Banks' Vendor Relationships Come Under Closer Scrutiny

Banks are taking a closer look at their vendor management, and their regulators are doing likewise.

"Even big banks have gaps in their vendor management," says Mercedes Kelley Tunstall, of counsel at Ballard Spahr, Washington D.C., pointing to concerns surfacing around credit card debt collections as evidence. "Vendor management continues to be a big focus for banks."

One reason is that regulators are holding banks responsible for the faults of their vendors. "About a half a billion dollars in enforcement actions certainly got everybody's attention," says Edward Kramer, executive vice president of regulatory affairs for Wolters Kluwer Financial Services. He refers to three enforcement actions made by the Consumer Financial Protection Bureau that resulted in a combined $101.5 million in fines plus $435 million in restitution for the financial firms involved — all based on flaws in the way the banks monitor their vendors.

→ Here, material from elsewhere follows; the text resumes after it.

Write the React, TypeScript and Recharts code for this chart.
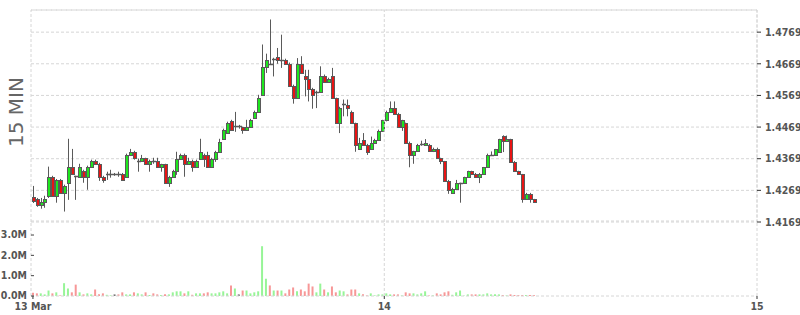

The CFPB issued a bulletin in April 2012 to call attention to vendor management. The message is: banks are responsible for any faults of the vendors they work with.

Beyond great contracts and terrific procedures and policies, banks must regularly check to see whether their vendor demands are being met on an ongoing basis, Kramer says. "It's not a yearly activity," he says. "You can't rely on contractual provisions. …It's an enormous job."

When he was a regulator, upwards of 10 years ago, Kramer recalls sending examiners to listen in on banks' call center vendors' conversations to ascertain whether the firms were overpromising. With an eye on consumers' best interests, such techniques should only be amplified by regulators today, he expects.

Certainly, banks have been working to improve their vendor management. In anticipation of Dodd-Frank rules, Kramer says some banks made moves to put better programs in place in recent years, while others already had them.

Vendor reassessments some are making include more upfront due diligence and checking up on partners over the course of their relationships. "Organizations are performing much more regular review of their vendors," says Mike Brauneis, a managing director in the risk and compliance practice of Protiviti.

So much so that some vendors are struggling to cough up the data required of their customers. "Vendors are scrambling to meet [audit] requests," Brauneis says, adding banks need to demonstrate they follow up with vendors about any issues unearthed in the audits. "Every category of vendor is subject to much higher oversight than they have been in the past."

Mercantile Bank, of Grand Rapids, Mich., has made minor modifications to its vendor management program in recent years due to changes in its risk management approach and regulatory guidance. "[There's] a higher level of concern with vendor onboarding to see a more linear process," says John Schulte, chief information offer and senior vice president of Mercantile Bank.

The Michigan bank, which tends to attack multiple projects at once, has been working to formulize its workflow so that any action gets formally approved in a document before the next steps in the process are taken.

In recent years, the bank has been asking vendors about their DDoS recovery strategies. It digs deeper to find out if and when its vendors are using third-party data centers themselves. This is not always something a possible partner readily reveals, says Schulte. To troubleshoot, contracts now include requests to see vendors' contracts with other vendors when the data is hosted elsewhere.

Mercantile Bank, which has introduced many features that other banks lack such as partnering with PayPal for its mobile payment system, has learned that proactively letting examiners know what it's working on helps to improve the examination experience.

"What we've learned is to communicate with regulators more upfront," says Schulte. "We're doing a better job communicating before the examiners come onsite."